→ **Exercise goal**
Among the entries that follow, locate the line with "What matplotlib code" and the line with "fig.patch.set_facecolor(bg)". Output those lines and all lines in between, exactly, minus the pictures.

→ **Given information**
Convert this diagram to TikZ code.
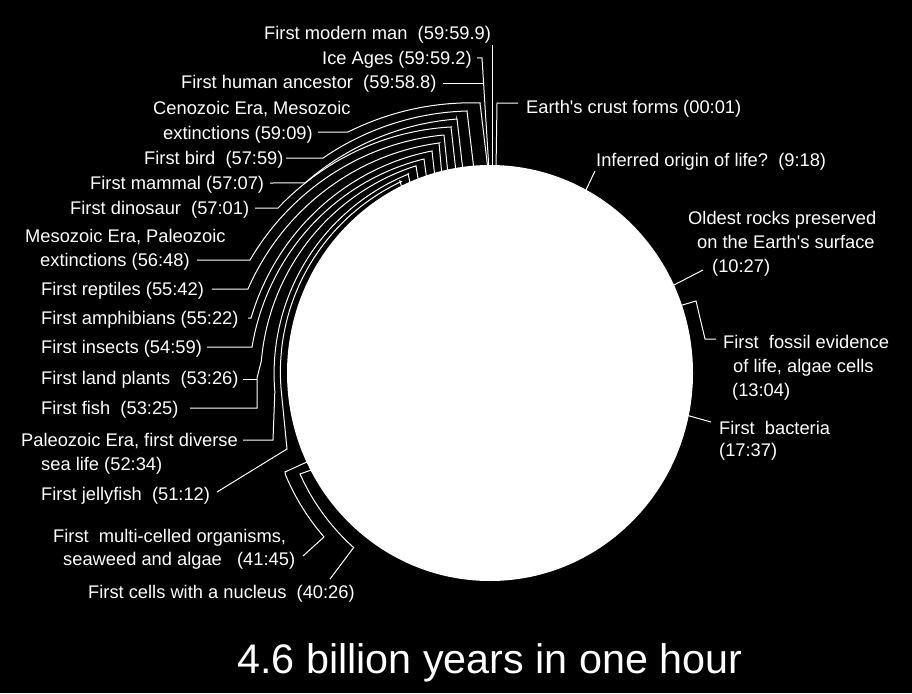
...
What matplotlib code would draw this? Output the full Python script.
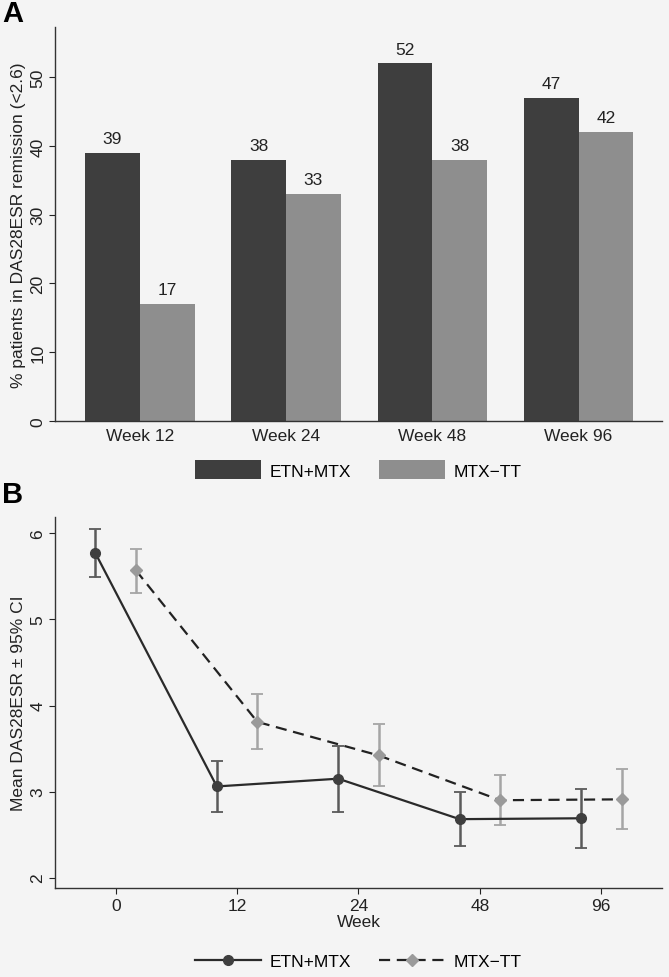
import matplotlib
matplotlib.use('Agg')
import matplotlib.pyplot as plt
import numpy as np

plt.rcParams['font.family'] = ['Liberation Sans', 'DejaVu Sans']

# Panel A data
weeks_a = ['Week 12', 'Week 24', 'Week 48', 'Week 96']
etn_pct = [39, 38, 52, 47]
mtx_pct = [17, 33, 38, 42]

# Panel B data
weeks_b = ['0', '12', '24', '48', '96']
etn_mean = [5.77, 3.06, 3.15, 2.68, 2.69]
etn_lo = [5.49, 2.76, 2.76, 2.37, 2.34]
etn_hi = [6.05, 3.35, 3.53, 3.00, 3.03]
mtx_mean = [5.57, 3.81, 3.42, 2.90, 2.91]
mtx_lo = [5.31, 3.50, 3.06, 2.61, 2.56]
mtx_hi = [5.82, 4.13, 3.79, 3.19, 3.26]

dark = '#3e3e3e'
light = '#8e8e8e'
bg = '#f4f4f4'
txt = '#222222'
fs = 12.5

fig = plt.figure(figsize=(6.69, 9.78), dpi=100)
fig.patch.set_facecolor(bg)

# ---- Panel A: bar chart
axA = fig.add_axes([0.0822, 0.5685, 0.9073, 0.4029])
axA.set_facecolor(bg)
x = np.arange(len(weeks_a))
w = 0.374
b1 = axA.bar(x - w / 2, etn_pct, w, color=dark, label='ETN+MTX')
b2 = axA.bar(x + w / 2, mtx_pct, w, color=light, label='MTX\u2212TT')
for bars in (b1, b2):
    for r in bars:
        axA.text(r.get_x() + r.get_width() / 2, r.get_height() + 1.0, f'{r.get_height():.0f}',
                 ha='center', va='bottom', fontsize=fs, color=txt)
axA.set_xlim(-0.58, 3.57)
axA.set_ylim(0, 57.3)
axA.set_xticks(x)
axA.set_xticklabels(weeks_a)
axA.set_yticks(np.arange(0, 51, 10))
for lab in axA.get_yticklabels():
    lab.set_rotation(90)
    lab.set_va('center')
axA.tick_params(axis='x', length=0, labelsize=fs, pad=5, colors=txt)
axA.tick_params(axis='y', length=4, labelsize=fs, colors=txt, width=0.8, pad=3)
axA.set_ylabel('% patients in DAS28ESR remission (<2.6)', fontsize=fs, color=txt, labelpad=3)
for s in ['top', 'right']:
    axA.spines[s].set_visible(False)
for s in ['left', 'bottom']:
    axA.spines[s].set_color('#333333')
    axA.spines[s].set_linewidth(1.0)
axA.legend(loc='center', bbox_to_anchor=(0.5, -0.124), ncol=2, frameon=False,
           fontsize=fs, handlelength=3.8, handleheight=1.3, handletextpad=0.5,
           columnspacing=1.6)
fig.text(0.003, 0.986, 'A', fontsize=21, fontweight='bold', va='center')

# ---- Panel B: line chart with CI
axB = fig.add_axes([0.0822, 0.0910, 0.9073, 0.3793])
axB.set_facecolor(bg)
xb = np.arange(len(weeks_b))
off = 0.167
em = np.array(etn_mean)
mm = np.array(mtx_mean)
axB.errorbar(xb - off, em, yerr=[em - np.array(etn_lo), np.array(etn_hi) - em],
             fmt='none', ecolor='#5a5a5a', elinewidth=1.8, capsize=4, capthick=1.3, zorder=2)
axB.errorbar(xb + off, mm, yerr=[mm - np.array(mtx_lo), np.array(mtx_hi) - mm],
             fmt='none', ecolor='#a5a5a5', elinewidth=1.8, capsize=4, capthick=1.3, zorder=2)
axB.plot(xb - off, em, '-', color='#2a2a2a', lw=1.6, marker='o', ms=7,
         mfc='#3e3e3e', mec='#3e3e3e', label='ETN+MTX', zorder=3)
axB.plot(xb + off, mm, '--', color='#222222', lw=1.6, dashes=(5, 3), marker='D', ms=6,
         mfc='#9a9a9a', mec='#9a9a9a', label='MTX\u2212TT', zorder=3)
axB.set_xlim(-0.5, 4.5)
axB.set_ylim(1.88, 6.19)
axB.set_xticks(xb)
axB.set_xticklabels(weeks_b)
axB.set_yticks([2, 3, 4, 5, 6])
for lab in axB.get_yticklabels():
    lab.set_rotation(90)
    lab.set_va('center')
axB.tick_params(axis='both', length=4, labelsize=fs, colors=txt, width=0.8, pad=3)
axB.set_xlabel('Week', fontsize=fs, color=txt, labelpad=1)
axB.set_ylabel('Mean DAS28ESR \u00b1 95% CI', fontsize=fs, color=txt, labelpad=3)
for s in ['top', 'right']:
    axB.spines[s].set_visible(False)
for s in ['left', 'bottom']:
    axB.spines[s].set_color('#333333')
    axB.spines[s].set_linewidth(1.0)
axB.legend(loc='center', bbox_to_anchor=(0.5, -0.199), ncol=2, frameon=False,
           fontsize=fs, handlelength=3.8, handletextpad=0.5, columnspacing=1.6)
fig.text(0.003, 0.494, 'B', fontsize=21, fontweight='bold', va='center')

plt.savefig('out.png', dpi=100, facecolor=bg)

→ **Result of the exercise**
What matplotlib code would draw this? Output the full Python script.
import matplotlib
matplotlib.use('Agg')
import matplotlib.pyplot as plt
import numpy as np

plt.rcParams['font.family'] = ['Liberation Sans', 'DejaVu Sans']

# Panel A data
weeks_a = ['Week 12', 'Week 24', 'Week 48', 'Week 96']
etn_pct = [39, 38, 52, 47]
mtx_pct = [17, 33, 38, 42]

# Panel B data
weeks_b = ['0', '12', '24', '48', '96']
etn_mean = [5.77, 3.06, 3.15, 2.68, 2.69]
etn_lo = [5.49, 2.76, 2.76, 2.37, 2.34]
etn_hi = [6.05, 3.35, 3.53, 3.00, 3.03]
mtx_mean = [5.57, 3.81, 3.42, 2.90, 2.91]
mtx_lo = [5.31, 3.50, 3.06, 2.61, 2.56]
mtx_hi = [5.82, 4.13, 3.79, 3.19, 3.26]

dark = '#3e3e3e'
light = '#8e8e8e'
bg = '#f4f4f4'
txt = '#222222'
fs = 12.5

fig = plt.figure(figsize=(6.69, 9.78), dpi=100)
fig.patch.set_facecolor(bg)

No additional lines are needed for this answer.